En la época de Mick Taylor sustituto de Jones, luego del fallecimiento de éste en 1969-, la banda marcó más la diferencia entre guitarra solista y rítmica, principalmente porque Taylor fue el guitarrista más virtuoso que tuvieron los Stones, con un sustain y un sentido del fraseo y la melodía asombrosos. Luego de su ida llegó Ronnie Wood, que era más Stone que los Stones, tanto en aspecto como en sonido; calzó perfecto.

Con Wood se disiparon las diferencias entre las guitarras y lograron lo que Keith llama “el viejo arte de tejer el sonido” -weaving-, en el que las violas alternan entre partes solistas y rítmicas constantemente, generando que no se distinga una de otra.
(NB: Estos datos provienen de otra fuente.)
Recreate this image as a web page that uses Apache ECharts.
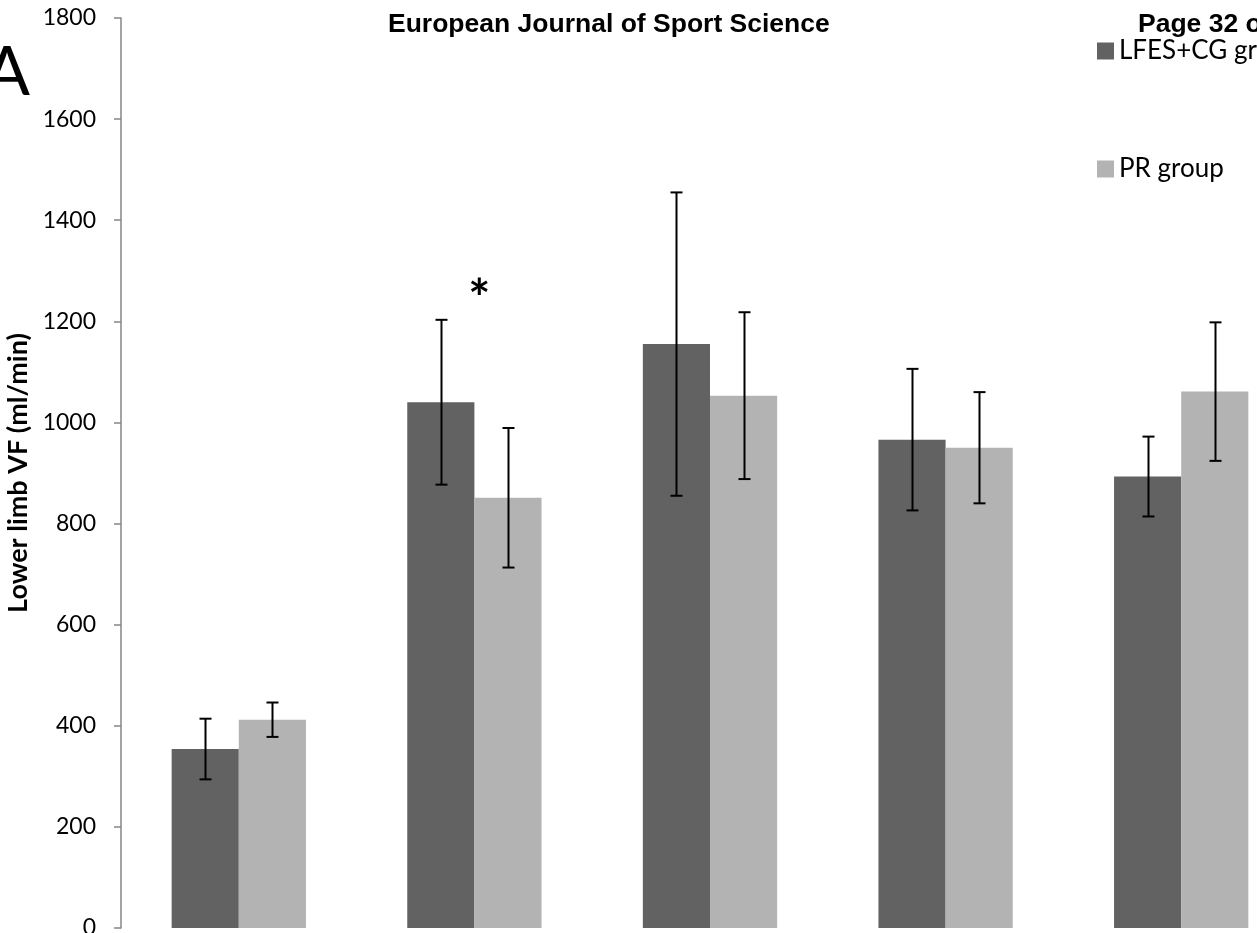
<!DOCTYPE html>
<html>
<head>
<meta charset="utf-8">
<script src="https://cdn.jsdelivr.net/npm/echarts@6/dist/echarts.min.js"></script>
<style>html,body{margin:0;padding:0;background:#fff;}#c{width:1257px;height:933px;}</style>
</head>
<body>
<div id="c"></div>
<script>
var categories = ['T1', 'T2', 'T3', 'T4', 'T5'];
var seriesNames = ['LFES+CG group', 'PR group'];
var lfesMean = [354, 1040, 1155, 966, 893];
var lfesErr = [60, 163, 300, 140, 79];
var prMean = [412, 851, 1053, 950, 1061];
var prErr = [34, 138, 165, 110, 137];
var yTicks = [0, 200, 400, 600, 800, 1000, 1200, 1400, 1600, 1800];
var sigCategory = [1];
var sigValue = [1265];
var sigLabel = ['*'];

var chart = echarts.init(document.getElementById('c'), null, {renderer: 'canvas'});
var GAP = 0.43;

function errSeries(means, errs, side) {
  return {
    type: 'custom',
    silent: true,
    z: 5,
    data: means.map(function (m, i) { return [i, m - errs[i], m + errs[i]]; }),
    renderItem: function (params, api) {
      var band = api.size([1, 0])[0];
      var bw = band * (1 - GAP) / 2;
      var lo = api.coord([api.value(0), api.value(1)]);
      var hi = api.coord([api.value(0), api.value(2)]);
      var x = Math.round(lo[0] + side * bw / 2) + 0.5;
      var st = {stroke: '#000', lineWidth: 2};
      return {type: 'group', children: [
        {type: 'line', shape: {x1: x, y1: lo[1], x2: x, y2: hi[1]}, style: st},
        {type: 'line', shape: {x1: x - 6, y1: lo[1], x2: x + 6, y2: lo[1]}, style: st},
        {type: 'line', shape: {x1: x - 6, y1: hi[1], x2: x + 6, y2: hi[1]}, style: st}
      ]};
    }
  };
}

chart.setOption({
  animation: false,
  backgroundColor: '#fff',
  grid: {left: 121, top: 18, width: 1178, height: 910, outerBoundsMode: 'none', containLabel: false},
  legend: {
    data: seriesNames,
    orient: 'vertical',
    left: 1092, top: 33,
    itemWidth: 17, itemHeight: 17,
    itemGap: 92,
    icon: 'rect',
    textStyle: {fontFamily: 'Lato', fontSize: 26, color: '#000', lineHeight: 26}
  },
  xAxis: {
    type: 'category',
    data: categories,
    axisLine: {show: false},
    axisTick: {show: false},
    axisLabel: {show: false},
    splitLine: {show: false}
  },
  yAxis: {
    type: 'value',
    min: 0, max: 1800, interval: 200,
    name: 'Lower limb VF (ml/min)',
    nameLocation: 'middle',
    nameRotate: 90,
    nameGap: 89,
    nameTextStyle: {fontFamily: 'Lato', fontWeight: 'bold', fontSize: 27, color: '#000'},
    axisLine: {show: true, lineStyle: {color: '#868686', width: 1.5}},
    axisTick: {show: true, inside: false, length: 7, lineStyle: {color: '#868686', width: 1.5}},
    axisLabel: {
      margin: 25, fontFamily: 'Lato', fontSize: 23, color: '#000',
      formatter: function (v) { return yTicks.indexOf(v) >= 0 ? String(v) : ''; }
    },
    splitLine: {show: false}
  },
  series: [
    {name: seriesNames[0], type: 'bar', data: lfesMean, barGap: '0%', barCategoryGap: (GAP * 100) + '%',
     itemStyle: {color: '#626262'}},
    {name: seriesNames[1], type: 'bar', data: prMean, barGap: '0%', barCategoryGap: (GAP * 100) + '%',
     itemStyle: {color: '#b3b3b3'}},
    errSeries(lfesMean, lfesErr, -1),
    errSeries(prMean, prErr, 1),
    {
      type: 'custom', silent: true, z: 6,
      data: sigCategory.map(function (c, i) { return [c, sigValue[i], sigLabel[i]]; }),
      renderItem: function (params, api) {
        var p = api.coord([api.value(0), api.value(1)]);
        return {type: 'text', x: p[0] + 5, y: p[1] + 12,
          style: {text: sigLabel[params.dataIndex], fontFamily: 'Lato', fontSize: 52, fontWeight: 'bold', fill: '#000', align: 'center', verticalAlign: 'middle'}};
      }
    }
  ],
  graphic: [
    {type: 'text', left: 388, top: 11, style: {text: 'European Journal of Sport Science', fontFamily: 'Liberation Sans', fontWeight: 'bold', fontSize: 26.5, fill: '#000'}},
    {type: 'text', left: 1138, top: 11, style: {text: 'Page 32 of', fontFamily: 'Liberation Sans', fontWeight: 'bold', fontSize: 26.5, fill: '#000'}},
    {type: 'text', left: -16, top: 39, style: {text: 'A', fontFamily: 'Lato', fontSize: 68, fill: '#000'}}
  ]
});
</script>
</body>
</html>
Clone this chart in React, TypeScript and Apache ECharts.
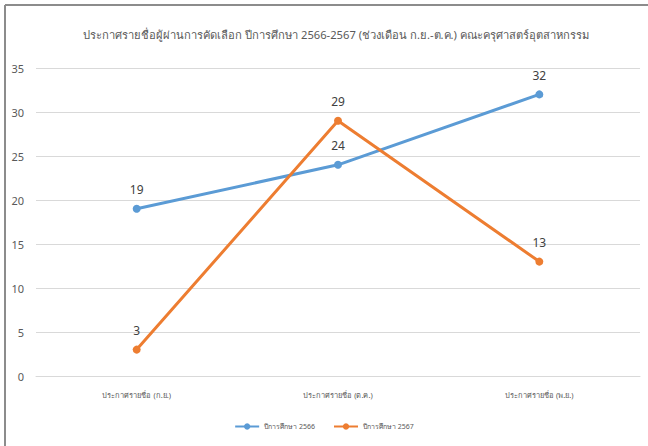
import React, { useEffect, useRef } from "react";
import * as echarts from "echarts";

const categories = ["ประกาศรายชื่อ (ก.ย.)", "ประกาศรายชื่อ (ต.ค.)", "ประกาศรายชื่อ (พ.ย.)"];
const seriesNames = ["ปีการศึกษา 2566", "ปีการศึกษา 2567"];
const values2566 = [19, 24, 32];
const values2567 = [3, 29, 13];
const titleText = "ประกาศรายชื่อผู้ผ่านการคัดเลือก ปีการศึกษา 2566-2567 (ช่วงเดือน ก.ย.-ต.ค.) คณะครุศาสตร์อุตสาหกรรม";

const FONT = "'Noto Sans', 'Open Sans', sans-serif";

export default function App() {
  const ref = useRef<HTMLDivElement>(null);
  useEffect(() => {
    if (!ref.current) return;
    const chart = echarts.init(ref.current, undefined, { renderer: "svg" });
    const mkSeries = (name: string, data: number[], color: string) => ({
      name,
      type: "line",
      data,
      symbol: "circle",
      symbolSize: 8,
      itemStyle: { color },
      lineStyle: { color, width: 3 },
      label: {
        show: true,
        position: "top",
        distance: 9,
        color: "#404040",
        fontSize: 12,
        fontFamily: FONT,
      },
    });
    chart.setOption({
      animation: false,
      backgroundColor: "#ffffff",
      title: {
        text: titleText,
        left: 331,
        textAlign: "center",
        top: 24,
        textStyle: { color: "#595959", fontSize: 11.2, fontWeight: "normal", fontFamily: FONT },
      },
      grid: { left: 36, right: 8, top: 68, bottom: 70 },
      legend: {
        bottom: 11,
        left: "center",
        itemWidth: 24,
        itemHeight: 8,
        itemGap: 18,
        textStyle: { color: "#595959", fontSize: 7, fontFamily: FONT },
        data: seriesNames,
      },
      xAxis: {
        type: "category",
        data: categories,
        boundaryGap: true,
        axisLine: { show: true, lineStyle: { color: "#d9d9d9", width: 1 } },
        axisTick: { show: false },
        axisLabel: { color: "#595959", fontSize: 7.5, margin: 15, fontFamily: FONT },
      },
      yAxis: {
        type: "value",
        min: 0,
        max: 35,
        interval: 5,
        axisLine: { show: false },
        axisTick: { show: false },
        axisLabel: { color: "#595959", fontSize: 11, margin: 12, fontFamily: FONT },
        splitLine: { lineStyle: { color: "#d9d9d9", width: 1 } },
      },
      graphic: [
        { type: "line", shape: { x1: 5, y1: 5, x2: 648, y2: 5 }, style: { stroke: "#8c8c8c", lineWidth: 2 } },
        { type: "line", shape: { x1: 5, y1: 5, x2: 5, y2: 446 }, style: { stroke: "#8c8c8c", lineWidth: 2 } },
      ],
      series: [
        mkSeries(seriesNames[0], values2566, "#5B9BD5"),
        mkSeries(seriesNames[1], values2567, "#ED7D31"),
      ],
    });
    return () => chart.dispose();
  }, []);
  return <div ref={ref} style={{ width: 648, height: 446, position: "absolute", left: 0, top: 0 }} />;
}
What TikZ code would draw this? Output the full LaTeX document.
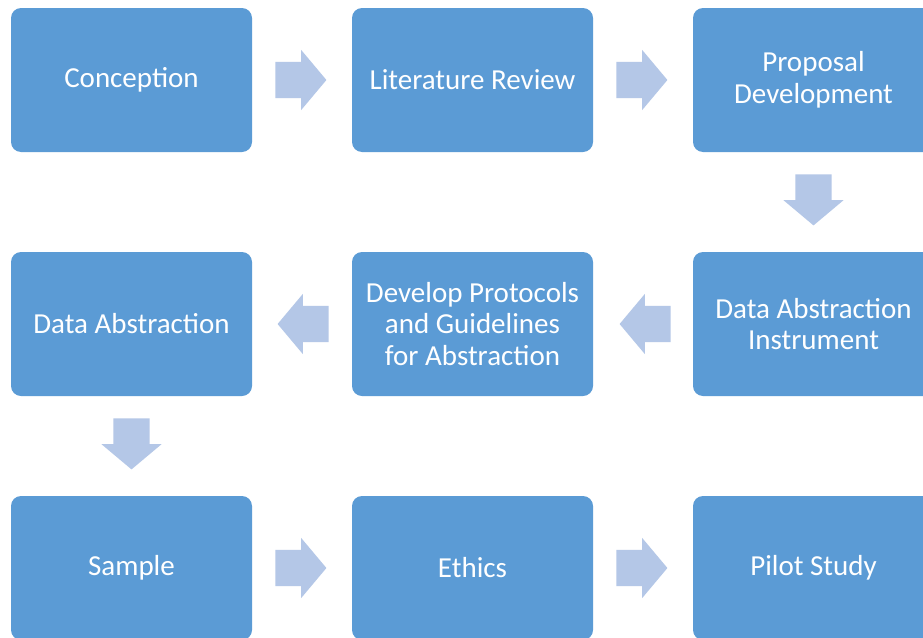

El ejemplo más extremo es “Beast of Burden”, de Some Girls (1978), en la que prácticamente tocan en la misma zona de la guitarra.

Luego de Tattoo You (1981), la catarata de riffs de Richards tuvo períodos de sequía y pasó a ser un arroyo estancado: empezó a crear riffs menos redondos y más genéricos, y a repetir fórmulas. Por ejemplo, el riff de “It Must Be Hell” (1983) es idéntico al de “Soul Survivor” (1972) y la introducción de “One More Shot” (2012) es similar a la de “Street Fighting Man”. Su performance en directo tampoco es como la de antes; pero, ¿quién está hoy a la altura de los Rolling Stones de los 70? Eran dinamita pura. Sus escasos discos solistas fueron más satisfactorios, pero sin llegar a las antiguas glorias.

El último lanzamiento discográfico de la banda fue Sweet Summer Sun, un DVD y disco doble que registra parte de los dos recitales en Hyde Park de este año. En 2014 arrancan una nueva gira, On Fire que los llevará a Oceanía y Asia. A esta altura del partido da para imaginar que, contra todo pronóstico, pasarán los años y Keith Richards seguirá ahí, inmortal, como el sol, la luna y los impuestos.